I have been to several baby showers and for the most part I do leave the kids at home because I want to enjoy the party but I have taken my 2 month old with me to one. I think any child older than 2 or 3 shouldn't be made to come because, no offense, but if I were that age a baby shower would be boring. It isn't a birthday party and while there is cake what is fun about watching people open presents that they can't even play with. I don't agree that you should assume that no kids will come to the party but I personally try to make other plans for my kids.
looks like lots of us would never conceive of a shower NOT including the little girls as well (my experience) and lots of us have never considered showers a place for kids at all, ever. hmm. might be worth noticing that SO many of us would never think twice about bringing the kids. it's obvious from the different answers you've received that many people have no idea their kids aren't welcome. might want to point it out on the invitation, next time, if that's the case. i sure wouldn't want to bring my kids to your house, i'd be a nervous wreck. if that's how they'd be received i would want to be forewarned.
NOW specifically, in our family it is assumed that of course the little girls are invited. i think, however, that most of the time we include their names on the invitaions. that's just common sense. if it was a shower that i was invited to that was not family, i would not assume. never know how some people do things. and i'm sure after reading some of these responses, i wouldn't want to take the chance.
I ask if I am ever not sure. I just called the hostess for my cousin's shower and she said other children would be there and it would be fine. I never assume that my child is wanted or allowed, but if other kids are there (say it's a family get together vs coworkers and friends), it may be more appropriate to bring them.

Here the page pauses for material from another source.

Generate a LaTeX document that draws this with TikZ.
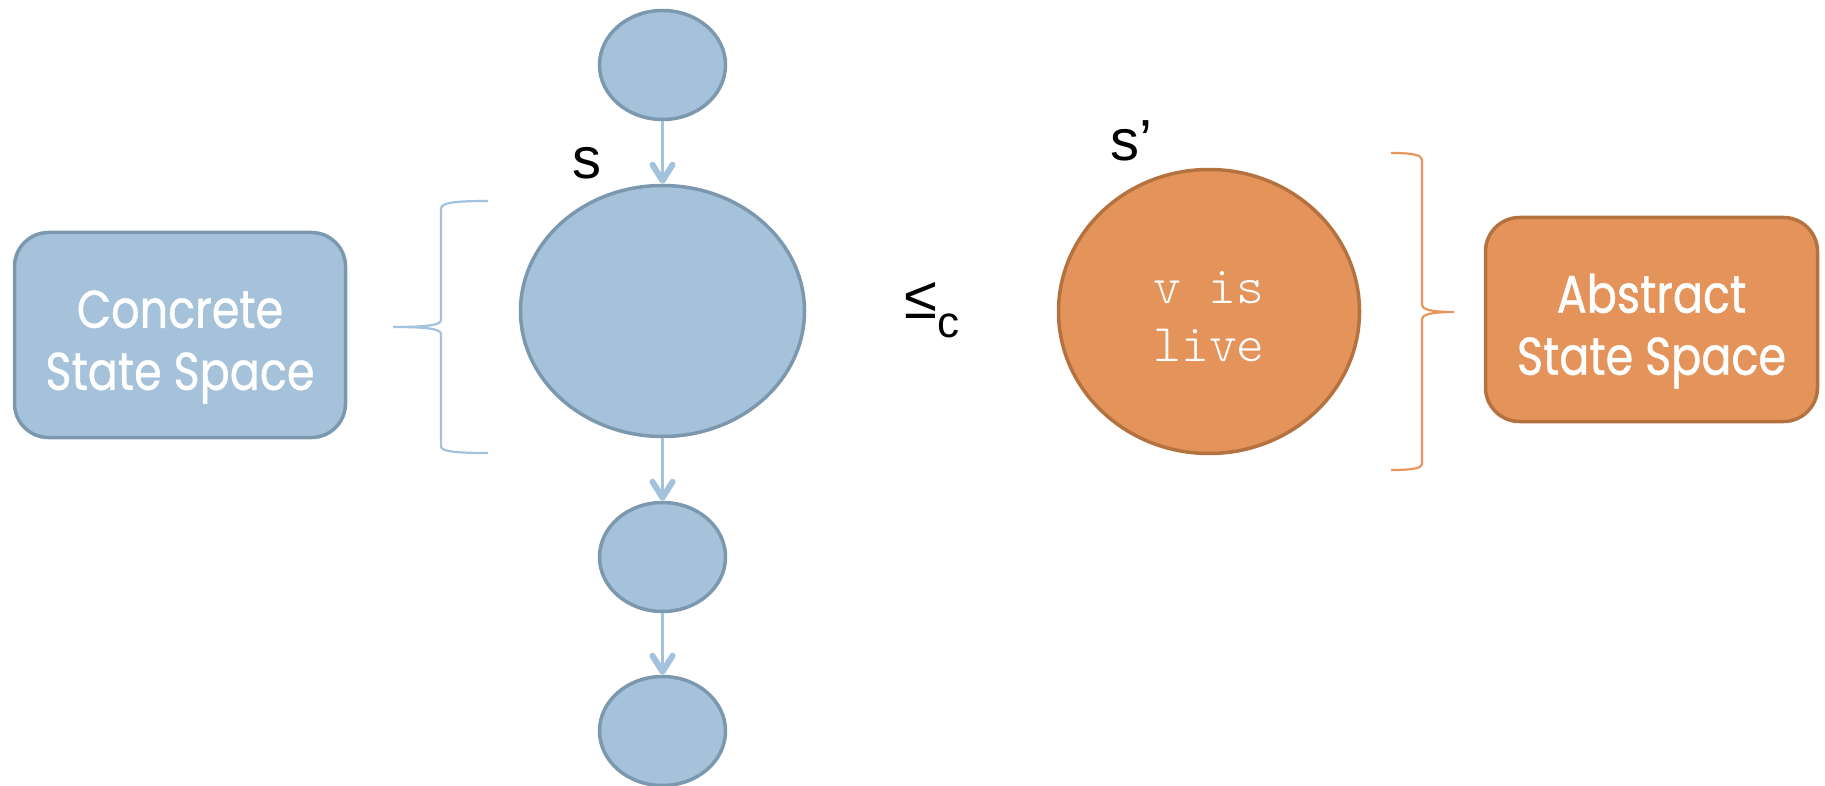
\documentclass[tikz,border=0pt]{standalone}
\usepackage{fontspec}
\setmainfont{Liberation Sans}
\newfontfamily\boxfont[FakeStretch=0.84,FakeBold=0.8]{Poppins}
\newfontfamily\codefont{lmmonolt10-regular.otf}
\usetikzlibrary{shapes.geometric,arrows.meta}
\definecolor{bluefill}{RGB}{165,194,218}
\definecolor{bluedark}{RGB}{124,152,174}
\definecolor{bluelight}{RGB}{163,194,222}
\definecolor{orangefill}{RGB}{228,148,91}
\definecolor{orangedark}{RGB}{180,114,64}
\definecolor{orangelight}{RGB}{232,150,92}
\tikzset{
  state/.style={ellipse, draw=bluedark, fill=bluefill, line width=3.5pt, inner sep=0pt},
  absstate/.style={ellipse, draw=orangedark, fill=orangefill, line width=3.5pt, inner sep=0pt},
  codetext/.style={color=white, inner sep=0pt, align=center,
    font=\codefont\fontsize{53}{58}\selectfont},
  spacebox/.style={rectangle, rounded corners=34pt, line width=3.5pt, inner sep=0pt},
  boxtext/.style={color=white, inner sep=0pt, align=center,
    font=\boxfont\fontsize{53}{62}\selectfont},
  flow/.style={draw=bluelight, line width=2.2pt,
    -{Straight Barb[length=16pt,width=20pt,line width=6pt 0,round]}},
  bracepath/.style={line width=2.2pt},
  lbl/.style={inner sep=0pt, font=\fontsize{58}{58}\selectfont}
}
\begin{document}
\begin{tikzpicture}[x=1pt,y=-1pt]
\useasboundingbox (0,0) rectangle (1825,786);

% states
\node[state, minimum width=126pt, minimum height=109pt] (t0) at (662.5,65) {};
\node[state, minimum width=284pt, minimum height=251pt] (s) at (662.5,311) {};
\node[state, minimum width=126pt, minimum height=109pt] (e1) at (662.5,557) {};
\node[state, minimum width=126pt, minimum height=109pt] (e2) at (662.5,731) {};
\node[absstate, minimum width=301pt, minimum height=284pt] (sp) at (1209,311.5) {};
\node[codetext] (sptext) at (1209,317) {v is\\live};

% transitions
\draw[flow] (t0.south) -- (s.north);
\draw[flow] (s.south) -- (e1.north);
\draw[flow] (e1.south) -- (e2.north);

% boxes
\node[spacebox, draw=bluedark, fill=bluefill, minimum width=331pt, minimum height=205pt] (cs) at (180,335) {};
\node[boxtext] (cstext) at (180,347) {Concrete\\State Space};
\node[spacebox, draw=orangedark, fill=orangefill, minimum width=332pt, minimum height=204pt] (as) at (1651.5,319.5) {};
\node[boxtext] (astext) at (1651.5,331) {Abstract\\State Space};

% braces
\draw[bracepath, draw=bluelight] (488,201) .. controls (452,201) and (441,203) .. (441,209) -- (441,320) .. controls (441,325) and (428,327) .. (393,327) .. controls (428,327) and (441,329) .. (441,334) -- (441,446) .. controls (441,451) and (452,453) .. (488,453);
\draw[bracepath, draw=orangelight] (1391,153) .. controls (1413,153) and (1422,155) .. (1422,160) -- (1422,305) .. controls (1422,309) and (1430,312) .. (1454,312) .. controls (1430,312) and (1422,315) .. (1422,319) -- (1422,464) .. controls (1422,468) and (1413,470) .. (1391,470);

% labels
\node[lbl, anchor=base] (slabel) at (587,179) {s};
\node[lbl, anchor=base west] (splabel) at (1110,161) {s’};
\node[lbl, anchor=base west, font=\fontsize{60}{60}\selectfont] (leq) at (904,318) {≤\raisebox{-19pt}{\fontsize{44}{44}\selectfont c}};
\end{tikzpicture}
\end{document}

Now, as for the kids' behavior, that's a different post entirely. If I bring my DD, I keep an eye on her and she doesn't eat off other people's plates, though she might eat in the other room if there is no table set up. It really depends on the host, not just on me.
Every baby shower I've ever been to, children have been encouraged to attend. They make the event more enjoyable and how else are they going to learn to behave at baby showers when they're older?
I've never been to a baby shower of any culture where children from babies to teens weren't expected to be there whether they were explicitly invited or not. The only time I haven't brought my kids was when I was too exhausted to bring them and wanted time to myself, and technically they weren't invited. :-) I was politely chastized for not bringing the girls.